Monte Davis modavis at bellatlantic.net
Fri Mar 28 13:43:49 CST 1997


You addressed well the stylistic effects he achieves with those riffs on
more or less technical arcana. I'd just add that as a science teacher for a
short time, then a science writer for a long time, I'm always conscious of
the structural challenges and doubts about context they entail:

Do I stop here and do a mini-riff on DNA vs. RNA? or should I go back and
spread it in bits and pieces in the earlier exposition?

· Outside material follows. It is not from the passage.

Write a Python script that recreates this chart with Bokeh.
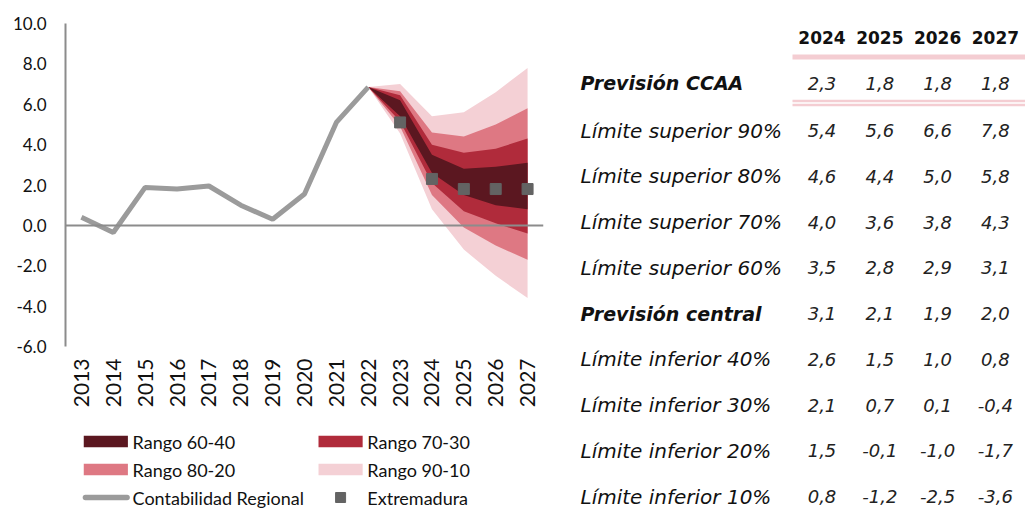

How many readers know who James Clark Maxwell was? and if I mention "ether"
getting from him to FitzGerald or Einstein, how many have a feel for the
different kind of fiction it represented to each of them?

How long will they remember which was von Braun and which was Dornberger?
How smoothly can I embed a hint to remind 'em?

 etc, etc, etc... see Richard Rhodes' excellent new "Deadly Feasts" (on
kuru, scrapie, "mad cow disease," etc.) for how slickly it can be done in
non-fiction. 

At a nuts 'n bolts level apart from the Big Literary Picture, TRP is very,
very good at this. He does assume a depth and intensity of reader interest
any science teacher or writer would yearn for, but given that, he plays
scrupulously fair with "what you need to know to make sense of B and
connect it to A". And, of course,  he writes so damn well that he earns
that depth and intensity from anyone less brain-damaged than, say, a
book-award judge.

-Monte

PS -- "A real working knowledge" can cover a multitude of inadequacies --
for teachers, science writers, and TRP. Things that he and others have
written assure me that sometimes he skims the cream of a topic, and
tap-dances from fact to fact so well that he *gives the impression* of more
knowledge than he in fact has. But that's a perfectly legitimate artistic
move in itself, like the Hitchcock "profile" caricature that somehow
summons up the man in a curve and a squiggle.